**WHAT IS EXPECTED:**
Please copy out exactly, and only, the lines between the line with "Write a Python" and the line with "from matplotlib.patches import Rectangle", both included. Pictures are to be omitted.

**RECORDS SHOWN:**
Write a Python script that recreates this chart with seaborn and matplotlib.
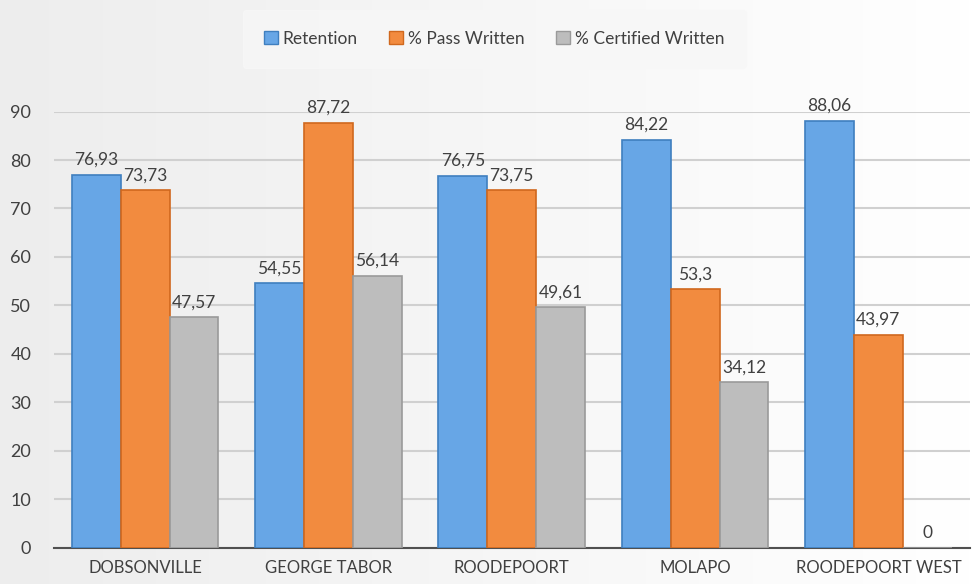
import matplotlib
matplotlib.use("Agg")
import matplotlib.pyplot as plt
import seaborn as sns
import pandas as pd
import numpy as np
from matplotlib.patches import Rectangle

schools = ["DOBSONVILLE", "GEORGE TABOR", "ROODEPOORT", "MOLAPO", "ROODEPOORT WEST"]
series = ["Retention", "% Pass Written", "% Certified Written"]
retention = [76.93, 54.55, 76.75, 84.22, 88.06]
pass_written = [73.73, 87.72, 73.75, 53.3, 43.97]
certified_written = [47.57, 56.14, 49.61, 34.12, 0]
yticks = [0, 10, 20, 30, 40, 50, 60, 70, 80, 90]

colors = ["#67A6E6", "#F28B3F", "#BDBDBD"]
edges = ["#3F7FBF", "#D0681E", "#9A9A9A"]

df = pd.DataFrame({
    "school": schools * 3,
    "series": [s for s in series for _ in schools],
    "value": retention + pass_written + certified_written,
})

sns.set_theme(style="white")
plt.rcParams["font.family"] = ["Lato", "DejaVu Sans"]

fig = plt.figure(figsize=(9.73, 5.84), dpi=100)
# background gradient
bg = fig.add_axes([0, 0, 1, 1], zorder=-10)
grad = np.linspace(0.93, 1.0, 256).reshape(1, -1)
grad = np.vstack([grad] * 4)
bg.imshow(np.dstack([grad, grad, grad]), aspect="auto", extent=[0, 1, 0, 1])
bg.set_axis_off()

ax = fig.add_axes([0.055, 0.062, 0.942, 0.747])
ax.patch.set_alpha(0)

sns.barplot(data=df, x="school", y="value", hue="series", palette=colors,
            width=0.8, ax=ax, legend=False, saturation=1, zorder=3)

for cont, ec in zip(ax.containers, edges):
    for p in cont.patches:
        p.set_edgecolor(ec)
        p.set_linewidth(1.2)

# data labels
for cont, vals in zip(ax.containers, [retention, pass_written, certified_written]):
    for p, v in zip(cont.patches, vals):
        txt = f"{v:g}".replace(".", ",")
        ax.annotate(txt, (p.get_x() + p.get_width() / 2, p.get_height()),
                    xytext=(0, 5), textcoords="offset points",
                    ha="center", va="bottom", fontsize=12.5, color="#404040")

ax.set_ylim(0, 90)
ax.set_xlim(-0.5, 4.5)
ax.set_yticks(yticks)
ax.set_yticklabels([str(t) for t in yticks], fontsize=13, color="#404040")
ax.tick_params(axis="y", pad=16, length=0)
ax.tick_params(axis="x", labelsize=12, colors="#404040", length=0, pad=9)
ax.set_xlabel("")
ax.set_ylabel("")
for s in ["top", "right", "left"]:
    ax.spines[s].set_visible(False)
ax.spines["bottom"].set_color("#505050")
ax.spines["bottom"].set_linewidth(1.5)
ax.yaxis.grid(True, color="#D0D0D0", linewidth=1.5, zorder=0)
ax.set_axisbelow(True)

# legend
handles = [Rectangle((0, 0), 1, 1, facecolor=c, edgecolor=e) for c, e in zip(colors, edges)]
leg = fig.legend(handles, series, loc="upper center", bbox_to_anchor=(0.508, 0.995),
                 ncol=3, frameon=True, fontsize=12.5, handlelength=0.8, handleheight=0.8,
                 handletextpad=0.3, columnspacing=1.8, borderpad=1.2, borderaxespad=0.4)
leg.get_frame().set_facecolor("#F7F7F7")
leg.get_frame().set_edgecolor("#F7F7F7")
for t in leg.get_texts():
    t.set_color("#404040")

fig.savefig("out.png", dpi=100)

...

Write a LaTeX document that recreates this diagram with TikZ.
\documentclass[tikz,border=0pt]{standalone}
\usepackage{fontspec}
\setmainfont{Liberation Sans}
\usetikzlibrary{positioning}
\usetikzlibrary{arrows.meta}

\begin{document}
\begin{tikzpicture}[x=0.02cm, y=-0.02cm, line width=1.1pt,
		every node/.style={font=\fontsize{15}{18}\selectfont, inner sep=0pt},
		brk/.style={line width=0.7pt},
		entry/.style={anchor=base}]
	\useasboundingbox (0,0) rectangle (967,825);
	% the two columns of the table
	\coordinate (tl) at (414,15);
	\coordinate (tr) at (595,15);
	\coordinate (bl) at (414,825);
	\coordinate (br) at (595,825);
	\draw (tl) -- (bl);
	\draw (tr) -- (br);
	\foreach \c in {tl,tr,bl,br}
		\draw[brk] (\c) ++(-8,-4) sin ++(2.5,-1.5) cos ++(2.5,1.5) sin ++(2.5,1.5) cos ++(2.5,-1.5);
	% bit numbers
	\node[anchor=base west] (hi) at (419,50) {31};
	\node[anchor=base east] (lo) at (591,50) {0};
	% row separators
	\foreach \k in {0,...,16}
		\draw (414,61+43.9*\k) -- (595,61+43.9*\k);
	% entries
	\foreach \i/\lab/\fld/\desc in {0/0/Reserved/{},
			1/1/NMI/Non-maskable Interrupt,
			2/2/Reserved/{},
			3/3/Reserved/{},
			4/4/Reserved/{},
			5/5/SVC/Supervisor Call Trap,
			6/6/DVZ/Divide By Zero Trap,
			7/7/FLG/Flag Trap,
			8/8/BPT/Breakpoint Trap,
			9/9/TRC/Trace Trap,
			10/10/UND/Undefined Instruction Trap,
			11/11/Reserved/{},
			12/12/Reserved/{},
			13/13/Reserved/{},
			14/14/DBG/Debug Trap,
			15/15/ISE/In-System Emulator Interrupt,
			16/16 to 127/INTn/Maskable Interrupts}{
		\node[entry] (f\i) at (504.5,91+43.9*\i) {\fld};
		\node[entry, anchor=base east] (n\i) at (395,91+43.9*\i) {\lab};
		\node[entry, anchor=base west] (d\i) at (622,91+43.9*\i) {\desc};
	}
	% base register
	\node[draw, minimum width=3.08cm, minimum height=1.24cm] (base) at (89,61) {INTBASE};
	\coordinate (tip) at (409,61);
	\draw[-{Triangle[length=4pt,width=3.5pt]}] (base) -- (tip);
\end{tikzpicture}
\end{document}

**CORRECT RESULT:**
Write a Python script that recreates this chart with seaborn and matplotlib.
import matplotlib
matplotlib.use("Agg")
import matplotlib.pyplot as plt
import seaborn as sns
import pandas as pd
import numpy as np
from matplotlib.patches import Rectangle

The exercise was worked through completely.